3. Define your revenue categories.
Break your monthly recurring revenue into:
- New MRR (new customers/logos)
- Expansion MRR (upsells, cross-sells, price increases)
- Contraction MRR (downgrades, seat reductions)
- Churned MRR (customers who cancel)
This breakdown feeds your customer retention metrics and will tell buyers exactly what’s driving change.
4. Connect your systems.
Choose one source of truth for customer IDs. Make sure billing, accounting, and CRM systems sync. Nothing kills confidence like duplicate records or mismatched revenue.
5. Segment for insight.
Tag by product line, geography, customer type, or sales segment. Buyers almost always ask for this level of segmentation, and it will help you see trends faster. For example, you can see whether your ideal customer profile is sticking, whether legacy product lines are weakening, or whether certain markets are driving expansion.
6. Automate when possible.
Early on, Excel or Google Sheets may be enough, but they don’t scale well. As complexity grows, use a subscription management or SaaS metrics tool. Automation keeps things clean, consistent, and auditable.
7. Keep it up to date.
An MRR schedule isn’t a set-it-and-forget-it report. Reconcile it monthly. Compare it against invoices, contracts, and AR.

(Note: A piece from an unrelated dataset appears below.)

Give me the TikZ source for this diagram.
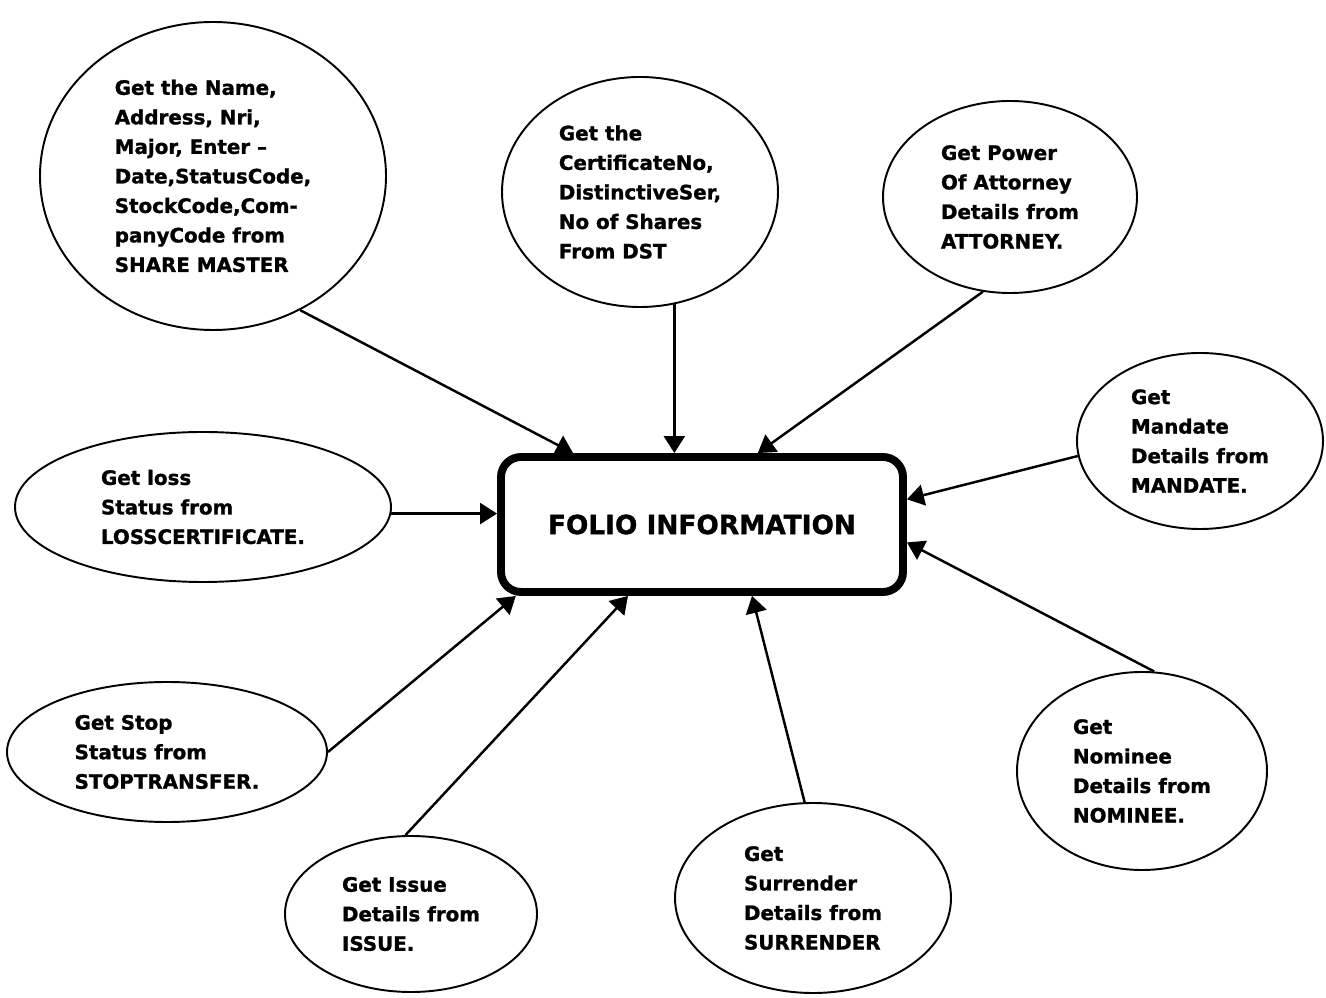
\documentclass[tikz,border=0pt]{standalone}
\usepackage{fontspec}
\setmainfont{DejaVu Sans}[BoldFeatures={FakeBold=1.2}]
\usetikzlibrary{shapes.geometric,arrows.meta}

\begin{document}
\begin{tikzpicture}[>={Triangle[length=3.4mm,width=4.2mm]}, line width=1.4pt,
        bubble/.style={ellipse, draw, line width=1.1pt, inner sep=0pt, align=left,
            font=\bfseries\fontsize{11.3}{16.8}\selectfont},
        folio/.style={rectangle, draw, rounded corners=4mm, line width=4.5pt,
            minimum width=8.04cm, minimum height=2.7cm,
            font=\bfseries\fontsize{15}{18}\selectfont}]

        \useasboundingbox (0,0) rectangle (26.52,19.94);

        \node[folio]  (folio)     at (14.04,9.45) {FOLIO INFORMATION};

        \node[bubble, minimum width=6.92cm, minimum height=6.16cm] (share)     at (4.26,16.42)
            {Get the Name,\\Address, Nri,\\Major, Enter --\\Date,StatusCode,\\StockCode,Com-\\panyCode from\\SHARE MASTER};
        \node[bubble, minimum width=5.52cm, minimum height=4.60cm] (cert)      at (12.80,16.10)
            {Get the\\CertificateNo,\\DistinctiveSer,\\No of Shares\\From DST};
        \node[bubble, minimum width=5.08cm, minimum height=3.84cm] (attorney)  at (20.20,16.00)
            {Get Power\\Of Attorney\\Details from\\ATTORNEY.};
        \node[bubble, minimum width=4.92cm, minimum height=3.52cm] (mandate)   at (24.00,11.12)
            {Get\\Mandate\\Details from\\MANDATE.};
        \node[bubble, minimum width=7.52cm, minimum height=3.00cm] (loss)      at (4.06,9.80)
            {Get loss\\Status from\\LOSSCERTIFICATE.};
        \node[bubble, minimum width=6.40cm, minimum height=2.80cm] (stop)      at (3.34,4.90)
            {Get Stop\\Status from\\STOPTRANSFER.};
        \node[bubble, minimum width=5.04cm, minimum height=3.12cm] (issue)     at (8.22,1.66)
            {Get Issue\\Details from\\ISSUE.};
        \node[bubble, minimum width=5.52cm, minimum height=3.80cm] (surrender) at (16.26,1.98)
            {Get\\Surrender\\Details from\\SURRENDER};
        \node[bubble, minimum width=5.00cm, minimum height=3.96cm] (nominee)   at (22.84,4.52)
            {Get\\Nominee\\Details from\\NOMINEE.};

        \path[->] (share.-57)     edge (folio.151)
              (cert.-73)      edge (cert.-73 |- folio.north)
              (attorney.254)  edge (folio.52)
              (mandate.187)   edge (folio.7)
              (loss.-2)       edge (loss.-2 -| folio.west)
              (stop.0)        edge (folio.201)
              (issue.94)      edge (folio.224)
              (surrender.95)  edge (folio.305)
              (nominee.83)    edge (folio.-5);

        \end{tikzpicture}
\end{document}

Build for Scale, Stay Ready for Exit
Whether you’re responding to inbound interest or just trying to make better internal decisions, your MRR schedule is one of the most valuable assets you have.
Clean data creates confidence inside your team and with potential buyers. The discipline of maintaining a reliable, segmented MRR schedule prepares you to have better board discussions, smarter resource allocation, and stronger valuations when M&A opportunities arise.
As Ben said during our webinar:
“If (a buyer) knocked on the door this afternoon for my client, they’re ready today to have a meaningful conversation.”
That kind of readiness doesn’t come from scrambling. It comes from knowing your numbers and starts with treating your MRR Schedule not just as a financial report but as a foundation for scale.